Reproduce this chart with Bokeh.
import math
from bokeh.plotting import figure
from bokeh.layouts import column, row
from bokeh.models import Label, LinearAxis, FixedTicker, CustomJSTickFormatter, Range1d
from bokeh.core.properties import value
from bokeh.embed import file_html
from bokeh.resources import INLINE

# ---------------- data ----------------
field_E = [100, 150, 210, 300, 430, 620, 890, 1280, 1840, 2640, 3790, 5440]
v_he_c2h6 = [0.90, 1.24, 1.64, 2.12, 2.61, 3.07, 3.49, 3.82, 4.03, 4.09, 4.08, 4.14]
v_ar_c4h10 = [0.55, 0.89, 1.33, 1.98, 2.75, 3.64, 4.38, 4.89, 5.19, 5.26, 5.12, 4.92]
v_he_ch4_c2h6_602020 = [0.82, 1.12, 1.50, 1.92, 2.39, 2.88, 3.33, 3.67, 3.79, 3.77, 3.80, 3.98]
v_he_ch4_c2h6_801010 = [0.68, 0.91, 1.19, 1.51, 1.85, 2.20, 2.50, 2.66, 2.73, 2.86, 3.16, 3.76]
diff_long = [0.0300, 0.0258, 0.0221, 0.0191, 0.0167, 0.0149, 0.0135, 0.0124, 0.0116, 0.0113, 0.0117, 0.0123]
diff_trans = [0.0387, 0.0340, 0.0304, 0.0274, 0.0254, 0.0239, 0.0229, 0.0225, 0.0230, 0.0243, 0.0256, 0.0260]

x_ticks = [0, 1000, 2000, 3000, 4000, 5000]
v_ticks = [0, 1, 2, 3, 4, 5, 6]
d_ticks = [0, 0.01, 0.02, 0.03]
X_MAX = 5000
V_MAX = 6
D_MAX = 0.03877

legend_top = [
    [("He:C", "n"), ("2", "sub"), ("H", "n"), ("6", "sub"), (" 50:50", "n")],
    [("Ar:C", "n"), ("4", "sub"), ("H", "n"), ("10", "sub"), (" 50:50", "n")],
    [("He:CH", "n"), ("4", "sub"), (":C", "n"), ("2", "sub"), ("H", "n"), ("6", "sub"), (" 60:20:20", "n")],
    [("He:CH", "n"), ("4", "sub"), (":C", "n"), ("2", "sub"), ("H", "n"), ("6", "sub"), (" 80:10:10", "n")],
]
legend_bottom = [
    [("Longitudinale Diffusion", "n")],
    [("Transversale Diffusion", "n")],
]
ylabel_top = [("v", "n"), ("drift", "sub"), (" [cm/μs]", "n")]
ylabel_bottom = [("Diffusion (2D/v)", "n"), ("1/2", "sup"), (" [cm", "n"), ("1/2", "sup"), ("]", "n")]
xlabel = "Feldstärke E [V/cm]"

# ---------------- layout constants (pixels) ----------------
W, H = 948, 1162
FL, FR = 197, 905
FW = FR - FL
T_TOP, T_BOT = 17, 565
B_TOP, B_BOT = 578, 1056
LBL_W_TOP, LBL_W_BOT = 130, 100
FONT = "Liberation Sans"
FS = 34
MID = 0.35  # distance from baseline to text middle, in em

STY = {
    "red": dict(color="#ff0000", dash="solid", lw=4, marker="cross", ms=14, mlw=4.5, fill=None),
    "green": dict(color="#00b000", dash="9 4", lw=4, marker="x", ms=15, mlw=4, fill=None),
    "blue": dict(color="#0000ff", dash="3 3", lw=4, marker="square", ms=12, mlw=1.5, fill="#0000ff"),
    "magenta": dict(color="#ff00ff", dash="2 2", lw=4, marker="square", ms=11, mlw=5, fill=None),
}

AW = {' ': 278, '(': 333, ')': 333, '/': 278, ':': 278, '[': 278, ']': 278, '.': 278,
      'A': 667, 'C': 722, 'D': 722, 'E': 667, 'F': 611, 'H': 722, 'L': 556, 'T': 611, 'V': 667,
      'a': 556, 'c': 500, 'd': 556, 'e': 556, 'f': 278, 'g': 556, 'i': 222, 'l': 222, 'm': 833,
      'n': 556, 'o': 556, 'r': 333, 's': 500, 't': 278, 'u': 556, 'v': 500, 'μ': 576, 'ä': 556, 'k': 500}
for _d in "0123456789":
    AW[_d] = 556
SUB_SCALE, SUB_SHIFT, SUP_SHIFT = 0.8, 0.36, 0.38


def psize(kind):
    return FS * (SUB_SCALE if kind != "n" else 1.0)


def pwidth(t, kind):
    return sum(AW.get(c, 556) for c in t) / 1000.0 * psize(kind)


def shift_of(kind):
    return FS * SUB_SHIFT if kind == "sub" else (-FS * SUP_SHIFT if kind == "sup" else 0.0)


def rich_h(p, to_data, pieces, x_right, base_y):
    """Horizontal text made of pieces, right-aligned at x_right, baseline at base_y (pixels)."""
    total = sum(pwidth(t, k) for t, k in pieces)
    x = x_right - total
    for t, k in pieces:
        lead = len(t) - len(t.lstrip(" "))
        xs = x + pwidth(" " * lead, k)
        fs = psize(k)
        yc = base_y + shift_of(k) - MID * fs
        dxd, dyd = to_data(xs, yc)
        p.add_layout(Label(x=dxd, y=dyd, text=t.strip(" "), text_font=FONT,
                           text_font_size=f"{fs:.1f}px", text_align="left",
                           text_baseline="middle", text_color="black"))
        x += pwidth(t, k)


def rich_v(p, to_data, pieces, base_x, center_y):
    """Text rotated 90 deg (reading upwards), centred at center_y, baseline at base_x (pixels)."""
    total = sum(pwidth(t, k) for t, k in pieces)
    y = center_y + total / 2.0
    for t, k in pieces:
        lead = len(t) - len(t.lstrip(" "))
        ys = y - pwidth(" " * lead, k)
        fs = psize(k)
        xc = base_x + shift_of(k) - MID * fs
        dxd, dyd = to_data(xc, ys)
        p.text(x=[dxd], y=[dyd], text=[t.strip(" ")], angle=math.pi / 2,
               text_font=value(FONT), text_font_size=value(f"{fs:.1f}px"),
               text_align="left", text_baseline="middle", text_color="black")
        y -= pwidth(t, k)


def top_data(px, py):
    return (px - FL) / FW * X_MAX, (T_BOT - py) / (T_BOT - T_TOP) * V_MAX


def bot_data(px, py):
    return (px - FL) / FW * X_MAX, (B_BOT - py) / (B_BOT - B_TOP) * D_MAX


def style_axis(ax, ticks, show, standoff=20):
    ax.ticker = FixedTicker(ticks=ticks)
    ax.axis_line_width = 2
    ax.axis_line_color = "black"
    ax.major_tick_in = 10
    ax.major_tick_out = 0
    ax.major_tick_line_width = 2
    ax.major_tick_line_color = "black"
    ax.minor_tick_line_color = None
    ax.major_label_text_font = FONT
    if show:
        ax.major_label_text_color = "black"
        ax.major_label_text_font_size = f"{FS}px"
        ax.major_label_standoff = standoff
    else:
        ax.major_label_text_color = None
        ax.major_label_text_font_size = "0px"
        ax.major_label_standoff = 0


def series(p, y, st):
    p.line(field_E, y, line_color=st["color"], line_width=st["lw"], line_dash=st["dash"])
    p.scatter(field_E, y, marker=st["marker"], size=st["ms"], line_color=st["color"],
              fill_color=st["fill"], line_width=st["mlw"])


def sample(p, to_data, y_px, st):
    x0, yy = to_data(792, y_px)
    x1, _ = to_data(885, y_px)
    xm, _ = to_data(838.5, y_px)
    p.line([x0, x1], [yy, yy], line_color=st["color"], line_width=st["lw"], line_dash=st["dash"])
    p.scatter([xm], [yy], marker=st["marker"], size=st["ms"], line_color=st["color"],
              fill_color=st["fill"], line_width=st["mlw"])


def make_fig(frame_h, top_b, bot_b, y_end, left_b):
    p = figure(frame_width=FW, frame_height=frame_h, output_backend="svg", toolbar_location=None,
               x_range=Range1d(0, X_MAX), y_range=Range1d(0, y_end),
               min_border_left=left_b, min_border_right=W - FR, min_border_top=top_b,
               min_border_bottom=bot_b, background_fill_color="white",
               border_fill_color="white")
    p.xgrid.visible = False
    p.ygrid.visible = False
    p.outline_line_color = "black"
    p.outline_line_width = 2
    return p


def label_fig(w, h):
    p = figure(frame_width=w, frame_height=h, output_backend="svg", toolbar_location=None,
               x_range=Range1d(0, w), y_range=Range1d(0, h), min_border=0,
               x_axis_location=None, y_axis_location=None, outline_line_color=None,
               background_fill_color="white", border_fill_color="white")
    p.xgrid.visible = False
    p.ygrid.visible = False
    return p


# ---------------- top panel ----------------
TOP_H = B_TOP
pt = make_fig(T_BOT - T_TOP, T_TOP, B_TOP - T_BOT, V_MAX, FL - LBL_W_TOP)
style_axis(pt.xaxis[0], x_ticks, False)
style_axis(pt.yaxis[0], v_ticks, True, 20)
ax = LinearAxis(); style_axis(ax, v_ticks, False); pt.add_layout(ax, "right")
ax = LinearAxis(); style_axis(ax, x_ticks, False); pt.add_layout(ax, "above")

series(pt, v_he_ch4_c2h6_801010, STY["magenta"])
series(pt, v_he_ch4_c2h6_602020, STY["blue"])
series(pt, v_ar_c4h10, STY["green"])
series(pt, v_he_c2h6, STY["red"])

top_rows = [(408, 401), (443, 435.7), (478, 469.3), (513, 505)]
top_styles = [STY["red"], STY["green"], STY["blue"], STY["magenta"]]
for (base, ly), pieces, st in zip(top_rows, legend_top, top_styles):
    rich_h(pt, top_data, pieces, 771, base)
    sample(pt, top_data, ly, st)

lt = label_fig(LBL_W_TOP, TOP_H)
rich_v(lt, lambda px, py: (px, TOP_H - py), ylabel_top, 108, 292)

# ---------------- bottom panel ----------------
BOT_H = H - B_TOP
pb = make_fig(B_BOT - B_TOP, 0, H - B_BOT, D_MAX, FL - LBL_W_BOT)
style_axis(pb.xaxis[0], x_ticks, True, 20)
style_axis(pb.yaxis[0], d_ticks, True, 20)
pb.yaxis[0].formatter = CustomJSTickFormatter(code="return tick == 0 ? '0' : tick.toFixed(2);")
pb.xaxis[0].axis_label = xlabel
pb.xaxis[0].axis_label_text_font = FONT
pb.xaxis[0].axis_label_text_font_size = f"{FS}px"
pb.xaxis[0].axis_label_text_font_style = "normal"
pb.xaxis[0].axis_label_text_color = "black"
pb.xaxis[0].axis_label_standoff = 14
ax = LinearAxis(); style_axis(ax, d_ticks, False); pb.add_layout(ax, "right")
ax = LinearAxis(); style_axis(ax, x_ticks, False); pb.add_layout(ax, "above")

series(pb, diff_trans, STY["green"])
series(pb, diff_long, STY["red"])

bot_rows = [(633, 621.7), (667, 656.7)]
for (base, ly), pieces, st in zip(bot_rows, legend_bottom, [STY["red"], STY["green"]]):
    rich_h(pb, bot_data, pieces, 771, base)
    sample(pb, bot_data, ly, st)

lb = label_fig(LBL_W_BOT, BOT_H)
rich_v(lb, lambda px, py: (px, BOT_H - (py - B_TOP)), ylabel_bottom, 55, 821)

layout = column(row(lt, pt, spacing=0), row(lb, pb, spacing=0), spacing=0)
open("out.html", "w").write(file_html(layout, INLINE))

══════════

Job:
Take the lines above from the first through the one containing "from bokeh.resources import INLINE" and reproduce them exactly; include nothing else.

Completed task:
Reproduce this chart with Bokeh.
import math
from bokeh.plotting import figure
from bokeh.layouts import column, row
from bokeh.models import Label, LinearAxis, FixedTicker, CustomJSTickFormatter, Range1d
from bokeh.core.properties import value
from bokeh.embed import file_html
from bokeh.resources import INLINE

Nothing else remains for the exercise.